____ GIVEN RECORDS

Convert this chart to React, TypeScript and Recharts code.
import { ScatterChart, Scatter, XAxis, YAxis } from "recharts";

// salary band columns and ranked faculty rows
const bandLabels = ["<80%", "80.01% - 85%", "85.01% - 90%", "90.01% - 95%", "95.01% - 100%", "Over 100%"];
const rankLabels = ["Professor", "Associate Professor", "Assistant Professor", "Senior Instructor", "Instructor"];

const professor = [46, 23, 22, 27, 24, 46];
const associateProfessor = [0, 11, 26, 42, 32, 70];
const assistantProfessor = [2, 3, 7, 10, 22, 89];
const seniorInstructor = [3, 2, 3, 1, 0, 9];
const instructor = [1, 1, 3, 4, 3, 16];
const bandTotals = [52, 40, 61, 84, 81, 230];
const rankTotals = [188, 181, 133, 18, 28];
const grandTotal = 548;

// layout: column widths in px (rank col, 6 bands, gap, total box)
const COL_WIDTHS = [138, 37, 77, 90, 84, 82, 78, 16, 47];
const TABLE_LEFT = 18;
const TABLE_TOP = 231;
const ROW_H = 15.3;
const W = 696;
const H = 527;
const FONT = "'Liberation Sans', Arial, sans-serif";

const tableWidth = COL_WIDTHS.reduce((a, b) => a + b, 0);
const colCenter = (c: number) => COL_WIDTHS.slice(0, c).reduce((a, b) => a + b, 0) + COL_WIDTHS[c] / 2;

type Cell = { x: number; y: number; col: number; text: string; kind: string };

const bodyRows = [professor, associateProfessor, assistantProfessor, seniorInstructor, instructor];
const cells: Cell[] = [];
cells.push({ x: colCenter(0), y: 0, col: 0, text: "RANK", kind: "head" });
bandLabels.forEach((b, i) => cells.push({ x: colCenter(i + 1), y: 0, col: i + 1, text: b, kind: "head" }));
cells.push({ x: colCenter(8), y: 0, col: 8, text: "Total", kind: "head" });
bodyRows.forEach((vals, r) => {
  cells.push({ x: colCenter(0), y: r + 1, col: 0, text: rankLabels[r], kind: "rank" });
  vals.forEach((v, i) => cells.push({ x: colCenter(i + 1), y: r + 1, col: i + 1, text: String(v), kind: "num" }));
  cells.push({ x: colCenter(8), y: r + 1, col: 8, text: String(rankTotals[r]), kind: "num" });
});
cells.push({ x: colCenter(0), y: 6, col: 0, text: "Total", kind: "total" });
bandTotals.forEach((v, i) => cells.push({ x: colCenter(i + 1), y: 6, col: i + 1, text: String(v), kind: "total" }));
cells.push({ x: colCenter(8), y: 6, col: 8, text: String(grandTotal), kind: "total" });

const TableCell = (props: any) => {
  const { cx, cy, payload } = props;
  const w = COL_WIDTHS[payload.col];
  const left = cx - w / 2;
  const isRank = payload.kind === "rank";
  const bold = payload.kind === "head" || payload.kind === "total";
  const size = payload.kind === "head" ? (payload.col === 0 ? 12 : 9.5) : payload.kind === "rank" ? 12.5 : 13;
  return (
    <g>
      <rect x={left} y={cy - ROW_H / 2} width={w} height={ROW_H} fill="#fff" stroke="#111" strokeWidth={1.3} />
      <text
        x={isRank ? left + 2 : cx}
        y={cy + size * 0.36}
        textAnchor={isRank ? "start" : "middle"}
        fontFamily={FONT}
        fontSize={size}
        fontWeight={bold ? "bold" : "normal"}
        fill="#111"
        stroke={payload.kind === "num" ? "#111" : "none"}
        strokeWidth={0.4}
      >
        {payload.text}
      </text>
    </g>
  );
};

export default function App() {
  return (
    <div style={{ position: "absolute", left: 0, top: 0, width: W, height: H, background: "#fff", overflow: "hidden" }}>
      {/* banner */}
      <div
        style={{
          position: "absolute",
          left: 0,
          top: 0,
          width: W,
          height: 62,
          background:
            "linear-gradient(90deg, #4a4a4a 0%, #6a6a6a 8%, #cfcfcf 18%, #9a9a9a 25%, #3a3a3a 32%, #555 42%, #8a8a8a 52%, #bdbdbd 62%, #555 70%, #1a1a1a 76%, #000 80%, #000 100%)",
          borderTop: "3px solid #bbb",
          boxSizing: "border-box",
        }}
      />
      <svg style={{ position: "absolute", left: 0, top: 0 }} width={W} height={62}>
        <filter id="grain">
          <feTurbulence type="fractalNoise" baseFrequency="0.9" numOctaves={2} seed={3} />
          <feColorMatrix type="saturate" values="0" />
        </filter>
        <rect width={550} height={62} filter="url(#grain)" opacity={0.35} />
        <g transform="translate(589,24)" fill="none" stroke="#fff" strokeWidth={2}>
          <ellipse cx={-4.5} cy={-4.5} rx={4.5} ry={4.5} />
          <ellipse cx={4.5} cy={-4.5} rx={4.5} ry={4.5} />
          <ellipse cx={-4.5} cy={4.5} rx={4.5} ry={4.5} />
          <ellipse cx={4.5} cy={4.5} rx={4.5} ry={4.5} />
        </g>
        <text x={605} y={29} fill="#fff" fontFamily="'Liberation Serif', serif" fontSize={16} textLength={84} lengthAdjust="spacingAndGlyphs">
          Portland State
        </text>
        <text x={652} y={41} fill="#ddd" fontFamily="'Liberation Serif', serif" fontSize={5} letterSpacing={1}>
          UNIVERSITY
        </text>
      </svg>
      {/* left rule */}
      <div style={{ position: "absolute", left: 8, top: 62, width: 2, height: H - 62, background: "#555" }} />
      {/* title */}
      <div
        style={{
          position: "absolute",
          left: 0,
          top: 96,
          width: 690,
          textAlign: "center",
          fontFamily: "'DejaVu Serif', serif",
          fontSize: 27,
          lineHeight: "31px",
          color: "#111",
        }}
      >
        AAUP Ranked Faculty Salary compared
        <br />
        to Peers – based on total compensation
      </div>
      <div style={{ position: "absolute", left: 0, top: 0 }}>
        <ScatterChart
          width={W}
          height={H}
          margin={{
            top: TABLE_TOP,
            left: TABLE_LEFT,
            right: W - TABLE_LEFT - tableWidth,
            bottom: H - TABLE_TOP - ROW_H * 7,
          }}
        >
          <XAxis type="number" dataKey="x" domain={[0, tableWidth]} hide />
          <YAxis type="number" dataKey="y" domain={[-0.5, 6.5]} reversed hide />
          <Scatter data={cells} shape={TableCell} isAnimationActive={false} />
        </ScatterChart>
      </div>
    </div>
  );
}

________
____ GIVEN RECORDS

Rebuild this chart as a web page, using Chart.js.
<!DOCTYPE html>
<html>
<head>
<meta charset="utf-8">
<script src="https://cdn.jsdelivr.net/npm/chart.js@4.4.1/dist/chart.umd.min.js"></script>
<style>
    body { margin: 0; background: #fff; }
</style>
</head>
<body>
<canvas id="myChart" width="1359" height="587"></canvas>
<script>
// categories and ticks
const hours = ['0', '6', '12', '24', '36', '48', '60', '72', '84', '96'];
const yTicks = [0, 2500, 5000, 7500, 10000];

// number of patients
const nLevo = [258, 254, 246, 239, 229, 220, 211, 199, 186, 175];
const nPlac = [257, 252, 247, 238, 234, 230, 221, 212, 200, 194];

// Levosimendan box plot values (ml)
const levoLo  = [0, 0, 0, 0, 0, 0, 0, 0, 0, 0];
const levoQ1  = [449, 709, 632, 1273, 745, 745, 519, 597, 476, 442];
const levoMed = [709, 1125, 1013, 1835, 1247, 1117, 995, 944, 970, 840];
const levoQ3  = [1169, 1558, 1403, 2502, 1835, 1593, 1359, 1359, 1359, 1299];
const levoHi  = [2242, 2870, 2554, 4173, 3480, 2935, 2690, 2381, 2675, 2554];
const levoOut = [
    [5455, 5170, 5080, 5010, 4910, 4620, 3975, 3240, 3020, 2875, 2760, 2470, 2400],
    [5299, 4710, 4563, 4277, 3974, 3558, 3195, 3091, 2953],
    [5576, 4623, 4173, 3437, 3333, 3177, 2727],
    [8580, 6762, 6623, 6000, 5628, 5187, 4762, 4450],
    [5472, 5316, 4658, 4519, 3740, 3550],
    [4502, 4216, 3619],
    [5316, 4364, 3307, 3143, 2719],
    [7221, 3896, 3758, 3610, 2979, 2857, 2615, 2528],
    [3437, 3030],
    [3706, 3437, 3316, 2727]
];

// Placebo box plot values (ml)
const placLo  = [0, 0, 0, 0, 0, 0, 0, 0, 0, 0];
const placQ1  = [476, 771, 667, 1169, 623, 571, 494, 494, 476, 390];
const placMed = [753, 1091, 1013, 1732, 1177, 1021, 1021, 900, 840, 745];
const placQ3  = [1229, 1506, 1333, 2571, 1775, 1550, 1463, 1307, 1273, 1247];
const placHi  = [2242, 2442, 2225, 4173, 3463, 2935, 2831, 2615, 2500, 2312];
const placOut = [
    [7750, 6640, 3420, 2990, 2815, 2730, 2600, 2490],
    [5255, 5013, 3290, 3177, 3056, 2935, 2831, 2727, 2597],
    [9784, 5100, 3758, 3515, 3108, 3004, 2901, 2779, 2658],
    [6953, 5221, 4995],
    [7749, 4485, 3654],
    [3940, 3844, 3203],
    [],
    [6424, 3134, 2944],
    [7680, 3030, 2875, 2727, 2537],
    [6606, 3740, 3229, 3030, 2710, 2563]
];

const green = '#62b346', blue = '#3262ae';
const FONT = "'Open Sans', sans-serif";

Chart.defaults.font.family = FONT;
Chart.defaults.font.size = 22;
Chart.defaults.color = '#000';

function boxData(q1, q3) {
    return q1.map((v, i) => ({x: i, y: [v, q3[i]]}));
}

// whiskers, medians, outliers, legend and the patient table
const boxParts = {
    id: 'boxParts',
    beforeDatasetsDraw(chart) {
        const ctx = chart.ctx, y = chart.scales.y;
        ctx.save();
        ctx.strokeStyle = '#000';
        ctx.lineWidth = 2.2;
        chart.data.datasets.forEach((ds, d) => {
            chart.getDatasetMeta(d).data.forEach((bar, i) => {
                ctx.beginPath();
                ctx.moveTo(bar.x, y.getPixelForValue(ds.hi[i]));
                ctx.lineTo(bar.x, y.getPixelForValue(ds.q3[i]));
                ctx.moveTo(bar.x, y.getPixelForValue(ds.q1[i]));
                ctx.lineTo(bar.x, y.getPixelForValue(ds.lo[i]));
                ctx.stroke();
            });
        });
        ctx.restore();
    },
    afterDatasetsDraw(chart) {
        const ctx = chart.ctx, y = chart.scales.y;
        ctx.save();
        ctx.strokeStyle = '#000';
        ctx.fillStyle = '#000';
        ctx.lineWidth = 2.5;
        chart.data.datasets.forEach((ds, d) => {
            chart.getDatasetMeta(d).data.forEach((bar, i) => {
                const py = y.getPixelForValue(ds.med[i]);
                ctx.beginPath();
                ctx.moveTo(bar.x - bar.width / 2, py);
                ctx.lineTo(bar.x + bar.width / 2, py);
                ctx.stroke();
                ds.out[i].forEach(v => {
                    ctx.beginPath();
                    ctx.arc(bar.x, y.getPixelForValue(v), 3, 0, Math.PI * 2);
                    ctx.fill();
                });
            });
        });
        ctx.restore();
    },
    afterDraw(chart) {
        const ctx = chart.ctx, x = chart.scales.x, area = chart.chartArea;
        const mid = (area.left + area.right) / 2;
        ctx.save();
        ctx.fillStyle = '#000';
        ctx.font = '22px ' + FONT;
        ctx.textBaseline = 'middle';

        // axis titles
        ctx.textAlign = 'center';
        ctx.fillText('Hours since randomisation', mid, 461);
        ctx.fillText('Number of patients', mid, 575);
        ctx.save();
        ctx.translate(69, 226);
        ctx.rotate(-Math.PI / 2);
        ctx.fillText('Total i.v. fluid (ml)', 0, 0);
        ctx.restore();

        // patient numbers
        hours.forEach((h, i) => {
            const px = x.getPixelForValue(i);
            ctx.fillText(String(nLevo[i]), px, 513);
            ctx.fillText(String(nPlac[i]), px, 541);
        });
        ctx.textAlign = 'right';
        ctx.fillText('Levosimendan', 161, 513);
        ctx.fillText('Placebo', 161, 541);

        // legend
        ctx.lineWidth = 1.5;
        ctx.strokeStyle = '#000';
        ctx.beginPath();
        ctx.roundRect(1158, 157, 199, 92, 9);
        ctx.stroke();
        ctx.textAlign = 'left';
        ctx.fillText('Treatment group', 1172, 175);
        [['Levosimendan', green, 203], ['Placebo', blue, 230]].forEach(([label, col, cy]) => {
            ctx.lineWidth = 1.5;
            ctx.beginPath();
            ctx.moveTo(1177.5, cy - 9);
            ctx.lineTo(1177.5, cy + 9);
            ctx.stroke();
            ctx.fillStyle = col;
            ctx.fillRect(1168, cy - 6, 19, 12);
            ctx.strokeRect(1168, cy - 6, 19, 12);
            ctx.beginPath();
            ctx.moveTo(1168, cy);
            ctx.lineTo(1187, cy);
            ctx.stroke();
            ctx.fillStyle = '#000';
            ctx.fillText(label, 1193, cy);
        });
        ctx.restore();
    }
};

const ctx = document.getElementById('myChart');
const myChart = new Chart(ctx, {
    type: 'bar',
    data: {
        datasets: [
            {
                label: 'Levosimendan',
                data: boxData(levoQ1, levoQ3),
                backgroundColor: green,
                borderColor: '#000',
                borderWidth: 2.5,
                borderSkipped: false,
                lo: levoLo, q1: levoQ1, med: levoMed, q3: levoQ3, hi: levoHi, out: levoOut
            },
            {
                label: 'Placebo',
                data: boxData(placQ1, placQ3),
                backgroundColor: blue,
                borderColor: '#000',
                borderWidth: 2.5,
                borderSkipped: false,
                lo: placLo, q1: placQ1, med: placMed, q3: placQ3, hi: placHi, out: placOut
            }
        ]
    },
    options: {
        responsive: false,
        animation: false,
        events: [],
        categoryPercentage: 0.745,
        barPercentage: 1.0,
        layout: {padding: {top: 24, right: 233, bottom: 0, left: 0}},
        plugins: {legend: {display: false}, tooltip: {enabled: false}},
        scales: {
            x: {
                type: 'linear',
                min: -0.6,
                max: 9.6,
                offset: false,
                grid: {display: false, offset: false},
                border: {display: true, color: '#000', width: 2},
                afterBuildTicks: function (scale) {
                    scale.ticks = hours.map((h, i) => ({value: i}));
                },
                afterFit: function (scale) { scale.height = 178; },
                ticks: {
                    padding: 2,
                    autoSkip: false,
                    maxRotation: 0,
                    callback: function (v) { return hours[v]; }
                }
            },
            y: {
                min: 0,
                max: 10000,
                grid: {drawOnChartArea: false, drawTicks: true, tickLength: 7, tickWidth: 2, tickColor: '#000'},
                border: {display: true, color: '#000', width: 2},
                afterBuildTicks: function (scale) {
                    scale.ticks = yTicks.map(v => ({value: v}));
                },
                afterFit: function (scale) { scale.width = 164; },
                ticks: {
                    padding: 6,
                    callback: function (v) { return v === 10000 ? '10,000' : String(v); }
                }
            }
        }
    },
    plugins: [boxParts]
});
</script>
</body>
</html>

________

> [TASK INSTRUCTIONS]: Exactly the lines from the one holding "Rebuild this chart" through the one holding "212, 200, 194];" should be printed, ends included.

> [PROBLEM SOLUTION]:
Rebuild this chart as a web page, using Chart.js.
<!DOCTYPE html>
<html>
<head>
<meta charset="utf-8">
<script src="https://cdn.jsdelivr.net/npm/chart.js@4.4.1/dist/chart.umd.min.js"></script>
<style>
    body { margin: 0; background: #fff; }
</style>
</head>
<body>
<canvas id="myChart" width="1359" height="587"></canvas>
<script>
// categories and ticks
const hours = ['0', '6', '12', '24', '36', '48', '60', '72', '84', '96'];
const yTicks = [0, 2500, 5000, 7500, 10000];

// number of patients
const nLevo = [258, 254, 246, 239, 229, 220, 211, 199, 186, 175];
const nPlac = [257, 252, 247, 238, 234, 230, 221, 212, 200, 194];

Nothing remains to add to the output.